### DO THIS
For this exercise, output only the lines between the "Write the D3.js code for this chart." line and the "1400, 1600, 1800];" line, both of them included, and skip all pictures.

### LISTING
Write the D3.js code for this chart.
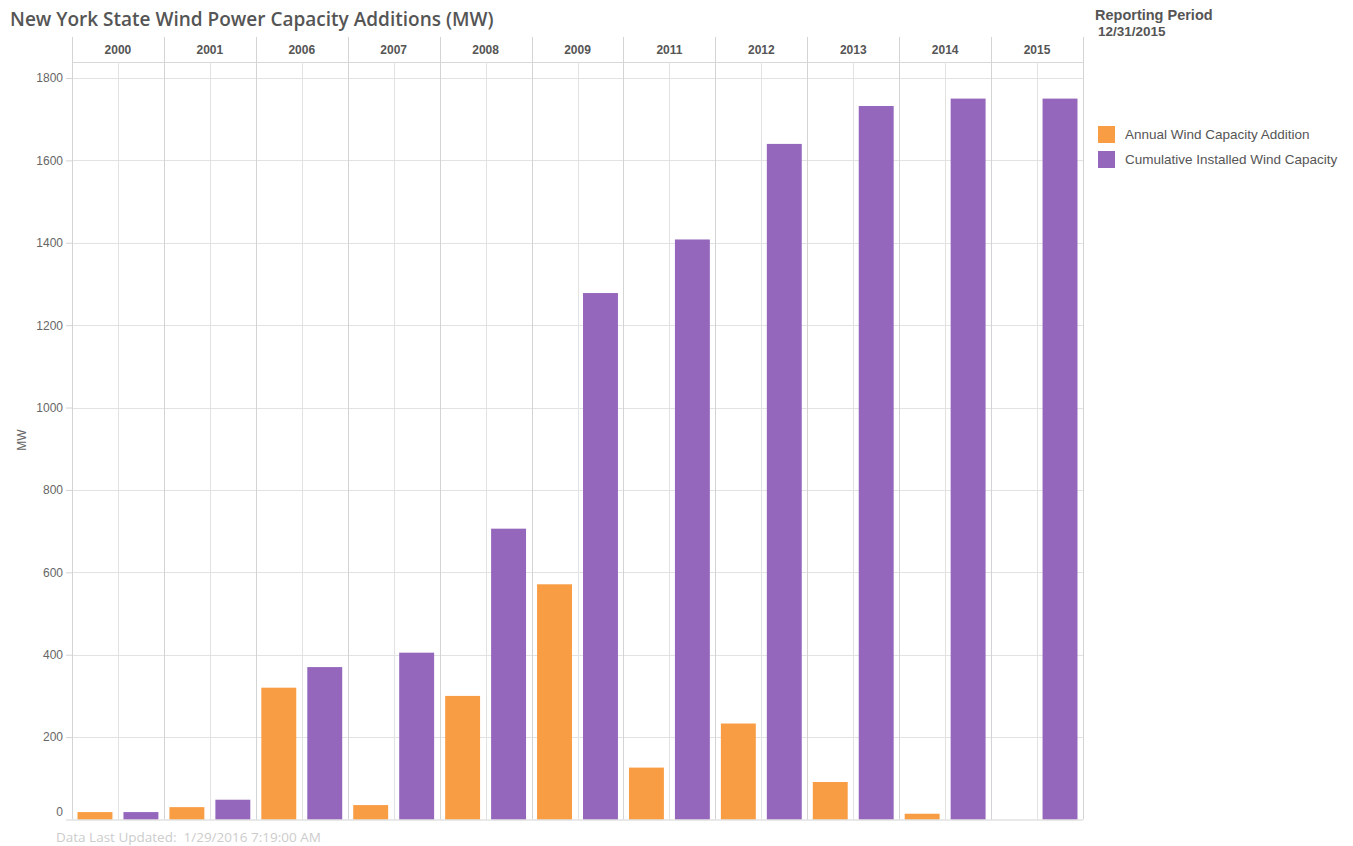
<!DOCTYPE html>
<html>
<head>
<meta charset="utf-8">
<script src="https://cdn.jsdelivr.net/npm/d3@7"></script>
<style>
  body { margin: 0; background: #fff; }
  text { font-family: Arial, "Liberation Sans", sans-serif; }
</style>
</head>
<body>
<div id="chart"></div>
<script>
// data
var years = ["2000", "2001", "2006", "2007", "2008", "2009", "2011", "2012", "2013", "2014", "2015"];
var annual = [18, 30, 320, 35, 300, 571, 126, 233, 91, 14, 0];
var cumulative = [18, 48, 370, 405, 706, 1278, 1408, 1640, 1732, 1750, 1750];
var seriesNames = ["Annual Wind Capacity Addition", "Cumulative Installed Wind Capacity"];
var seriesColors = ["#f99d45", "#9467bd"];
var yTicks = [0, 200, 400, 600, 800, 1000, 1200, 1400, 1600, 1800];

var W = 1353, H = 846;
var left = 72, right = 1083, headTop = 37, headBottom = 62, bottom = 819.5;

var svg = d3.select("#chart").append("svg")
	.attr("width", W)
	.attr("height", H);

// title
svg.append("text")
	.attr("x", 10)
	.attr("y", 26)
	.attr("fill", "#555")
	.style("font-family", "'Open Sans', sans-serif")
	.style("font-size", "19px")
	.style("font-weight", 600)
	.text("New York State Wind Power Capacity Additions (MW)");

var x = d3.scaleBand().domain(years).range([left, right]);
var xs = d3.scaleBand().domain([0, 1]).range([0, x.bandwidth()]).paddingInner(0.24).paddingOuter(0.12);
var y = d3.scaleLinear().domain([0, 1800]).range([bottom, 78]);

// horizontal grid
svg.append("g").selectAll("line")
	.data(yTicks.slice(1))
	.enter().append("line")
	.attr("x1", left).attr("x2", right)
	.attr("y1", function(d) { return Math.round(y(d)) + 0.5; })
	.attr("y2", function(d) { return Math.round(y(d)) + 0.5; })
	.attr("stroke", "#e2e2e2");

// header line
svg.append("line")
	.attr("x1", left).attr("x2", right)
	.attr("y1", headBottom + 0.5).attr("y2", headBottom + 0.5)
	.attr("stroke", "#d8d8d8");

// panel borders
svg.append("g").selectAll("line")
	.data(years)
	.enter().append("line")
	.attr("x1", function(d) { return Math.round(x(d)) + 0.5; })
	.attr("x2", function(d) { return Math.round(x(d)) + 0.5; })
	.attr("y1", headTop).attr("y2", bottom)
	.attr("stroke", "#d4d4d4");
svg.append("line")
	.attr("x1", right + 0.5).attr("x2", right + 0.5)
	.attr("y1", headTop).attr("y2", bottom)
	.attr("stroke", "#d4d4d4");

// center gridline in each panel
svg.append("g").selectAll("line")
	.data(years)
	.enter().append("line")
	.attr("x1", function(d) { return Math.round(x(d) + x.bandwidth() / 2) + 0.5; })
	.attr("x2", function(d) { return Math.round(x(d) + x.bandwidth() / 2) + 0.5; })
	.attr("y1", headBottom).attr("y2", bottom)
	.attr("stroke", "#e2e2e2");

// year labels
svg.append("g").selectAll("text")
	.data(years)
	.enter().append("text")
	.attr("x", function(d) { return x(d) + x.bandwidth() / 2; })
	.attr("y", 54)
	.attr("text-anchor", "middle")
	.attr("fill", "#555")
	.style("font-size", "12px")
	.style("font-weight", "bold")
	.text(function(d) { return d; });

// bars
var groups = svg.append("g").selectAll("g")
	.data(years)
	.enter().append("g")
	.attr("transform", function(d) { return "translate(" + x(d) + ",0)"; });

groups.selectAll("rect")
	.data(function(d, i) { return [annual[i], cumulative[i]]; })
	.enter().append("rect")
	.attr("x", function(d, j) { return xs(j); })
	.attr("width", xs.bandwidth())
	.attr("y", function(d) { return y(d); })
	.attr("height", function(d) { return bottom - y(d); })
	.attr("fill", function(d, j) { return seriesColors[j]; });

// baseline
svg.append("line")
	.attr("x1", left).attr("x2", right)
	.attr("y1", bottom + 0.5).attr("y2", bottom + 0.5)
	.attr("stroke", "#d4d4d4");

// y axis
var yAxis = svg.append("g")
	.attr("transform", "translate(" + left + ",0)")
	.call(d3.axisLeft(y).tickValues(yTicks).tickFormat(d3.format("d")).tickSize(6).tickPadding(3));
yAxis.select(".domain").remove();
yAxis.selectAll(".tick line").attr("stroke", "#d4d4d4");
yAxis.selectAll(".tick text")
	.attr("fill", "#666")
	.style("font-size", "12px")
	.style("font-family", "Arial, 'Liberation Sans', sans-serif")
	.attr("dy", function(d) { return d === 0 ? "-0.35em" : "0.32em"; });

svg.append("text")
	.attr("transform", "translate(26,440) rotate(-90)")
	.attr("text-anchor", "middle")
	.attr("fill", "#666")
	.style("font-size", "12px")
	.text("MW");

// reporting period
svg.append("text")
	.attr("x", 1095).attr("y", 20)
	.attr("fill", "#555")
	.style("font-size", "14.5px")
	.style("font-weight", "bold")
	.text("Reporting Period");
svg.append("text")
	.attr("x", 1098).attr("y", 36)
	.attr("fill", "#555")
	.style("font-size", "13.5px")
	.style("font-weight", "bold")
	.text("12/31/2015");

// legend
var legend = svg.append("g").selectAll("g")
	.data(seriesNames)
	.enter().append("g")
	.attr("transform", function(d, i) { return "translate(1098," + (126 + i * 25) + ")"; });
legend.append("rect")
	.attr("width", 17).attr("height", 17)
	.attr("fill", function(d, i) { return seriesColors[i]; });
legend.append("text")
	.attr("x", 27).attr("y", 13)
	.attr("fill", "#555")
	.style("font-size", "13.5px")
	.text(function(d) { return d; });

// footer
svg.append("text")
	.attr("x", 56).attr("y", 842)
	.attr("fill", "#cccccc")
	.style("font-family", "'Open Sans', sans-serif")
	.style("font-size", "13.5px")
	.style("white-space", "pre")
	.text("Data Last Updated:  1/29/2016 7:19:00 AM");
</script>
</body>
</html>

---

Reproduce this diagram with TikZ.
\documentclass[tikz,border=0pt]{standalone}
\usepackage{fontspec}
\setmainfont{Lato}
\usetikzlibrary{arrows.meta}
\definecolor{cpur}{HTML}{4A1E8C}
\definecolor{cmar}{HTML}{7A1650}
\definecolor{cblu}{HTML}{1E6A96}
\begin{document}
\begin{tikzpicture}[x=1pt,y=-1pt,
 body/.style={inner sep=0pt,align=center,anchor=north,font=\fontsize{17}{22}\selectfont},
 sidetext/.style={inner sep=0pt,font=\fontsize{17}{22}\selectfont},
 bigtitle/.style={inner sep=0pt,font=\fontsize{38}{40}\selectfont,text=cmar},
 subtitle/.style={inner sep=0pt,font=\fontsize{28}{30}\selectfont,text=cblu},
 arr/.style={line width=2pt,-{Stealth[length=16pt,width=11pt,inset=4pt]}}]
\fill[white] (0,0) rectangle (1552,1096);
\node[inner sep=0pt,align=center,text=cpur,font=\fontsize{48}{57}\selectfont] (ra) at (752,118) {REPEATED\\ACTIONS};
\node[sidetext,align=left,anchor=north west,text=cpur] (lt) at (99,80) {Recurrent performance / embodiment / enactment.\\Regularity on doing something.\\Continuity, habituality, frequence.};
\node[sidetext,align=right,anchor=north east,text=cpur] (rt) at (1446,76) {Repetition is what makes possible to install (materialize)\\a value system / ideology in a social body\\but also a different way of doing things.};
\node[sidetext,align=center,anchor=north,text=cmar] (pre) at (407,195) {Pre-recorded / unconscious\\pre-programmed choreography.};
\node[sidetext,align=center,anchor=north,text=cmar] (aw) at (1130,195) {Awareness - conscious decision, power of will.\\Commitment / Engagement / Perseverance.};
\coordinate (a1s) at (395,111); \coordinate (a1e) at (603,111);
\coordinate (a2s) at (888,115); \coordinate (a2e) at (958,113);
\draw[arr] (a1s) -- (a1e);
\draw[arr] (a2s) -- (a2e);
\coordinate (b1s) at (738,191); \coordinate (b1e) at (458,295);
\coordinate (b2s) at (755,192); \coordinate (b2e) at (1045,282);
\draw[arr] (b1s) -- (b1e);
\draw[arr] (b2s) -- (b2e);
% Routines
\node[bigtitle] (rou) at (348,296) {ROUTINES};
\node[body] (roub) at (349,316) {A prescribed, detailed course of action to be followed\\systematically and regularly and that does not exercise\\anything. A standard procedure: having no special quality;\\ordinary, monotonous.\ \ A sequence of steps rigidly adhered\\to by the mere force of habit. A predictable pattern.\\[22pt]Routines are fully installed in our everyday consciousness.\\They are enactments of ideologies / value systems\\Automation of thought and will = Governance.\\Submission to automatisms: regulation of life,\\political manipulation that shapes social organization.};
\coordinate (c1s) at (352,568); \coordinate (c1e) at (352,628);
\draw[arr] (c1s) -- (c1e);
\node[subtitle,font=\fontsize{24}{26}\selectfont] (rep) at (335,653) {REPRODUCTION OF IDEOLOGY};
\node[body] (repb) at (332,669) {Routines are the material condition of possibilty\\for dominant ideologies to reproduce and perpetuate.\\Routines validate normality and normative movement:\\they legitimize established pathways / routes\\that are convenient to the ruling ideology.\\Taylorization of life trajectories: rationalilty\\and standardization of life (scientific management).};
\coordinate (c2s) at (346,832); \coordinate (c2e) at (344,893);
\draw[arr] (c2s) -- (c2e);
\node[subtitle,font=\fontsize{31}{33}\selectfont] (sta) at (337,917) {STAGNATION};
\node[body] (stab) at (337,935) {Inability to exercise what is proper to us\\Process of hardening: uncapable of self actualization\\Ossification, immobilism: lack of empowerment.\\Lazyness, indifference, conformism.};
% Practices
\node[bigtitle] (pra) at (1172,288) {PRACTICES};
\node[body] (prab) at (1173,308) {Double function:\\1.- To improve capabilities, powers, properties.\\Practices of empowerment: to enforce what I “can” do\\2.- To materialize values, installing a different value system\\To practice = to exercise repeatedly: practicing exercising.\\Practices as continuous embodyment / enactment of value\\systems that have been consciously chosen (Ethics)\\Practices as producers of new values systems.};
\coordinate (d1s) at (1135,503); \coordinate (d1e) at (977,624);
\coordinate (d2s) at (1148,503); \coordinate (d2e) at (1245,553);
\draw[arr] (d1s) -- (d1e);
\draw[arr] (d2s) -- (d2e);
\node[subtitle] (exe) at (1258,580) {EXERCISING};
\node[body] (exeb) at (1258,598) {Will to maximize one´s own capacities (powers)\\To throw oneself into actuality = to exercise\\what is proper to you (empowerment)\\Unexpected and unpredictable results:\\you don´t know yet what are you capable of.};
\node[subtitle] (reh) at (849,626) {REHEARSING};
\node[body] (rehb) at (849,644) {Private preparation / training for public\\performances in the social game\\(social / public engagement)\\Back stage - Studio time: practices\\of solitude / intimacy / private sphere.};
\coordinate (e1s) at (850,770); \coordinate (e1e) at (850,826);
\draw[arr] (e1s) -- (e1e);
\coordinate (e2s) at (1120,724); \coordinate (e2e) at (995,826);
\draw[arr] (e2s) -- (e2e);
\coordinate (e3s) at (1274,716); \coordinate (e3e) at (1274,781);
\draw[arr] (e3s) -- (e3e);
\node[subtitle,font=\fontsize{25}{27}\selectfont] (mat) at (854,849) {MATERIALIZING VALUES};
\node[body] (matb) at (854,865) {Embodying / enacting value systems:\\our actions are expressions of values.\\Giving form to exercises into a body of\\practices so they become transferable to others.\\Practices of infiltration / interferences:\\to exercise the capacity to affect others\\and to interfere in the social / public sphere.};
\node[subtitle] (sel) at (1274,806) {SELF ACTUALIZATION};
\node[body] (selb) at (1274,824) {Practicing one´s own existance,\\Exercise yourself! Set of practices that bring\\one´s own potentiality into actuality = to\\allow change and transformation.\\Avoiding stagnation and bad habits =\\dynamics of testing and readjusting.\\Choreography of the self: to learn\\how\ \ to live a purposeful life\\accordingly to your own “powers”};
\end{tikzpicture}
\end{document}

==

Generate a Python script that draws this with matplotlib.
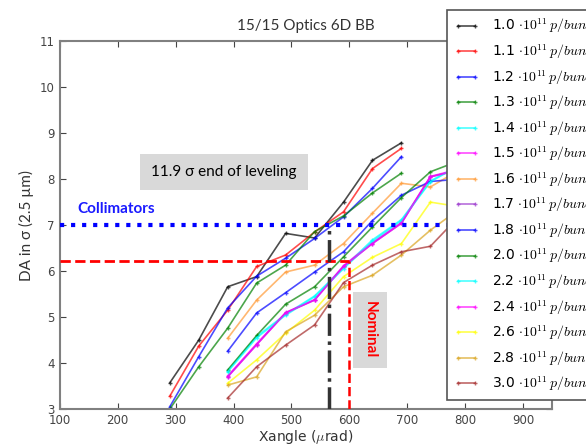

### EXERCISE OUTPUT
Write the D3.js code for this chart.
<!DOCTYPE html>
<html>
<head>
<meta charset="utf-8">
<script src="https://cdn.jsdelivr.net/npm/d3@7"></script>
<style>
  body { margin: 0; background: #fff; }
  text { font-family: Arial, "Liberation Sans", sans-serif; }
</style>
</head>
<body>
<div id="chart"></div>
<script>
// data
var years = ["2000", "2001", "2006", "2007", "2008", "2009", "2011", "2012", "2013", "2014", "2015"];
var annual = [18, 30, 320, 35, 300, 571, 126, 233, 91, 14, 0];
var cumulative = [18, 48, 370, 405, 706, 1278, 1408, 1640, 1732, 1750, 1750];
var seriesNames = ["Annual Wind Capacity Addition", "Cumulative Installed Wind Capacity"];
var seriesColors = ["#f99d45", "#9467bd"];
var yTicks = [0, 200, 400, 600, 800, 1000, 1200, 1400, 1600, 1800];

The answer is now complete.